Scatter plot comparing Strix with guidance provided by SemML and the default Trueness. On the left, we depict the total runtime excluding time spent for computing the guidance, and on the right we show the total time. We plot all models for which at least one method produced a result and count timeouts as 20 min (twice the timeout of 10 min). Note that the plot is logarithmic. The dashed lines denote a 10x difference.

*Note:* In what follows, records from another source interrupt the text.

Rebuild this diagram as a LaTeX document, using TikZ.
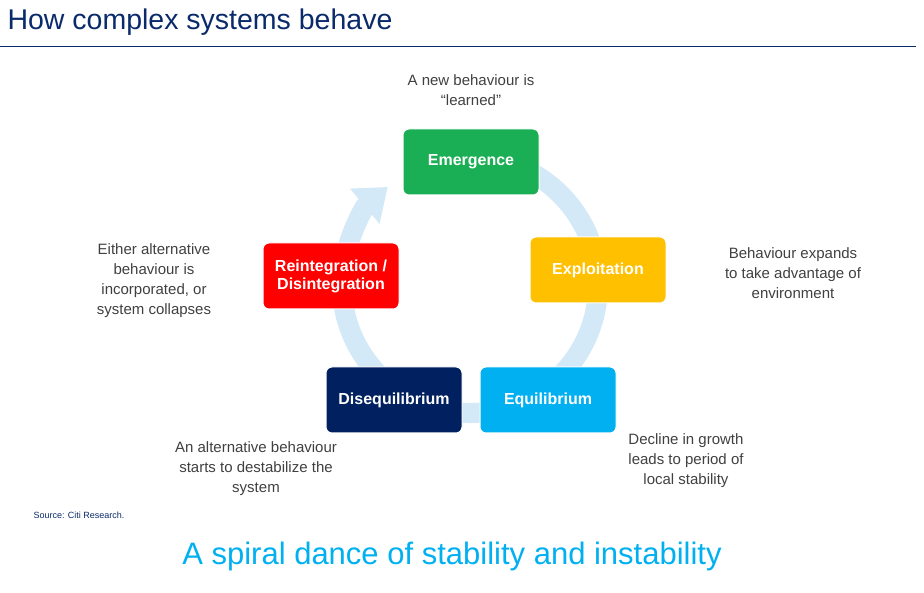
\documentclass[tikz,border=0pt]{standalone}
\usepackage{fontspec}
\setmainfont{Liberation Sans}
\usetikzlibrary{arrows.meta}
\definecolor{ttl}{HTML}{0A2A6B}
\definecolor{ring}{HTML}{D3E9F8}
\definecolor{gry}{HTML}{404040}
\begin{document}
\begin{tikzpicture}[x=1pt,y=-1pt,
  box/.style={draw=white,line width=1pt,rounded corners=6pt,minimum width=136pt,minimum height=66pt,text=white,font=\fontsize{16}{18}\selectfont\bfseries,align=center},
  note/.style={text=gry,font=\fontsize{15}{20}\selectfont,align=center}]
\useasboundingbox (0,0) rectangle (924,593);
\node[anchor=west,text=ttl,font=\fontsize{28.5}{31}\selectfont] (title) at (4,22) {How complex systems behave};
\coordinate (l1) at (0,46); \coordinate (l2) at (916,46);
\draw[ttl,line width=0.8pt] (l1) -- (l2);
\draw[ring,line width=20pt,-{Triangle[length=30pt,width=44pt]}] (470,285) ++(-80:128) arc[start angle=-80,end angle=230,radius=128];
\node[box,fill={rgb,255:red,26;green,175;blue,84}] (em) at (471,162) {Emergence};
\node[box,fill={rgb,255:red,255;green,192;blue,0}] (ex) at (598,270) {Exploitation};
\node[box,fill={rgb,255:red,0;green,176;blue,240}] (eq) at (548,400) {Equilibrium};
\node[box,fill={rgb,255:red,0;green,32;blue,96}] (dq) at (394,400) {Disequilibrium};
\node[box,fill={rgb,255:red,255;green,0;blue,0}] (re) at (331,276) {Reintegration /\\Disintegration};
\node[note] (n1) at (471,90) {A new behaviour is\\“learned”};
\node[note] (n2) at (793,273) {Behaviour expands\\to take advantage of\\environment};
\node[note] (n3) at (686,461) {Decline in growth\\leads to period of\\local stability};
\node[note] (n4) at (256,469) {An alternative behaviour\\starts to destabilize the\\system};
\node[note] (n5) at (154,281) {Either alternative\\behaviour is\\incorporated, or\\system collapses};
\node[anchor=west,text=ttl,font=\fontsize{9}{11}\selectfont] (src) at (30,515) {Source: Citi Research.};
\node[text={rgb,255:red,0;green,176;blue,240},font=\fontsize{31}{34}\selectfont] (ft) at (452,556) {A spiral dance of stability and instability};
\end{tikzpicture}
\end{document}
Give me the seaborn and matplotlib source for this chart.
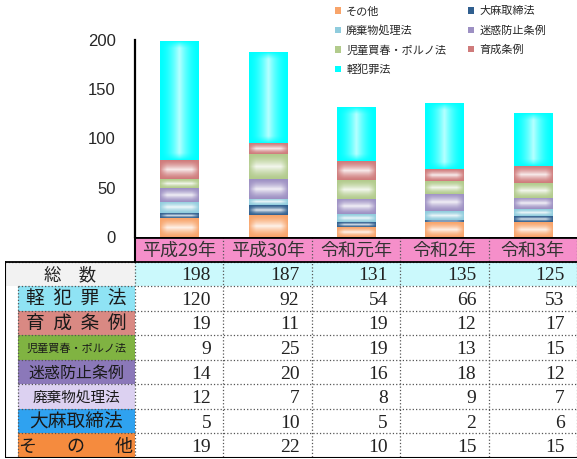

Adapting SemML to Strix In order to adapt our underlying approach, we require several non-trivial changes to SemML. We discuss the “mismatches” between the current approach and how they could be addressed. First, Strix selects a globally optimal edge to explore while SemML suggest actions locally. In particular, our scoring is not trained to compare edges of two different states. While trueness seems to be a good compromise for the time being, we believe that (through significant engineering effort) Strix can be modified to accommodate local recommendations, or, alternatively, a more sophisticated indicator of a state’s global relevance can be learnt. Second, Strix performs two searches, one for the environment and one for the system player. However, the parity games we deal with are not entirely symmetric – environment always moves first. Thus, we cannot directly apply SemML’s ranking to environment states, as they have a different structure. Here, we believe that the best solution is to train a separate model for the environment (or rather, six further models). Thirdly, Strix only constructs the automaton explicitly and computes the game implicitly. As such, Strix requests scoring information only for edges in the automaton and not in the game. This can be addressed by closely integrating the scoring computation with the exploration of the automaton – instead of rebuilding the game for each edge (pq), we can compute all scores for all outgoing edges of p at once. Finally, as we mentioned, Strix by default applies a decomposition approach which builds several sub-automata. These also are equipped with semantic labelling, however with a different meaning – enough to create a significant hurdle for our learning approach. We note that Strix actually builds automata by communicating with Owl through a highly optimized interface between Java and C++, significantly complicating passing information back and forth between the processes.

7 Conclusion

We demonstrated that semantic labelling can be exploited for practical gains in LTL synthesis. Our experimental evaluation shows that we vastly outperform the simple approach of [22], the first step in this direction. Moreover, despite several mismatches, our approach shows promising results for real world applications of this idea, i.e. when combined with the state-of-the-art tool Strix.

Future Work. As discussed above, the main point for future work is a tight, tailored integration with Strix. In particular, we want to modify our approach to be applicable to the decomposition methods of Strix, modify Strix to consider local guidance, and actually learn for the precise task required by Strix.

Aside from this, we believe that there might be further interesting features (hand-crafted or learnt) which could provide us with additional insights. In particular, we want to employ automated feature extraction, through more sophisticated model architectures such as transformers or graph neural networks.